If that set-up seemed laborious to read, imagine what it felt like to watch. And that's not even all of it. There was just too much there, which I often find to be a flaw in Ben Stiller's brand of humor – he doesn't know when to say when, overtaxing what might otherwise be an unequivocally funny movie. And there is a lot to be amused by in Tropic Thunder. From the very first moments when we are introduced to the main characters via trailers for their upcoming individual projects, the laughs are plentiful, especially when Robert Downey Jr. appears – the trailer featuring Kirk Lazarus made me laugh so hard I nearly cried – it's pure genius. As is the very premise of Lazarus – an Australian super-actor (winner of five, yes, that's five Oscars) who has undergone a skin pigmentation process to play an African American soldier who never breaks character. His interactions with Brandon T. Jackson's Alpa Chino (who makes the most of a two-dimensional character) are effective and amusing. Jay Baruchel plays a great straight man and mines the humor skillfully out of each of his scenes. Jack Black and Matthew McConaughey (as Tuggs's TiVo-obsessed agent, Rick Peck) are both somewhat annoying, but then so are their characters, so well played gentlemen, well played. And Tom Cruise as tubby, follicularly-challenged studio head Les Grossman is truly a gem, striking just the right level of crass bawdiness to make for a highly entertaining performance. And who knew Cruise still had such moves? Be sure to stay through to the closing credits to get the full effect.

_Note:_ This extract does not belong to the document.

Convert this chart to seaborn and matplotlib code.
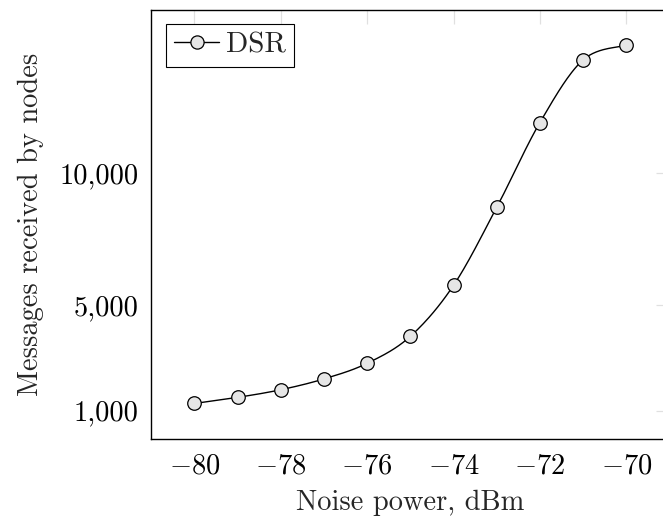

And then there's Ben Stiller's Tugg Speedman, an annoyingly un-self-aware lug of a fading action star. Tugg is very one-note and funny only in limited doses. (Beware, some of the following may be considered to be "spoilers," although nothing revealed will actually spoil your enjoyment of the movie.) The gag relating to his bid for serious acting accolades, starring as a mentally challenged man in "Simple Jack," was funny insofar as it relates to Lazarus' discussion of what it takes to win an Oscar (not going "full retard"). But as he does so often (see, e.g., Dodge Ball), Stiller takes the joke too far. And here's where we return to that moment that made me go "oh no" as I was watching Tropic Thunder. First, there is a foreshadowing of the "oh no" moment as Tugg, alone in the jungle, is startled by a creature that he wrestles and kills, only to discover it is a cuddly panda, an animal he has been previously been photographed supporting. That made me groan because (a) what are the odds that he'd encounter the very animal whose livelihood he's made his cause and (b) a panda, in the Vietnamese jungle? really? The moment Tropic Thunder lost me for good, though, came soon afterward, when Tugg is captured by the dangerous heroin manufacturers. Really, the one DVD they have access to is "Simple Jack"? And they worship that schlock as true art? And seriously, the group's leader is a kid? Why? None of it made any sense, and none of it was particularly funny.

And therein lies the problem, because the rest of the movie is built on the notion that these are funny set pieces that can sustain the momentum of the plot. My take: they can't. So ultimately, Tropic Thunder is only half a good movie. I laughed at many parts of it and overall seeing the movie wasn't a bad experience, it just wasn’t particularly good. I could've waited on this one until it came out on DVD.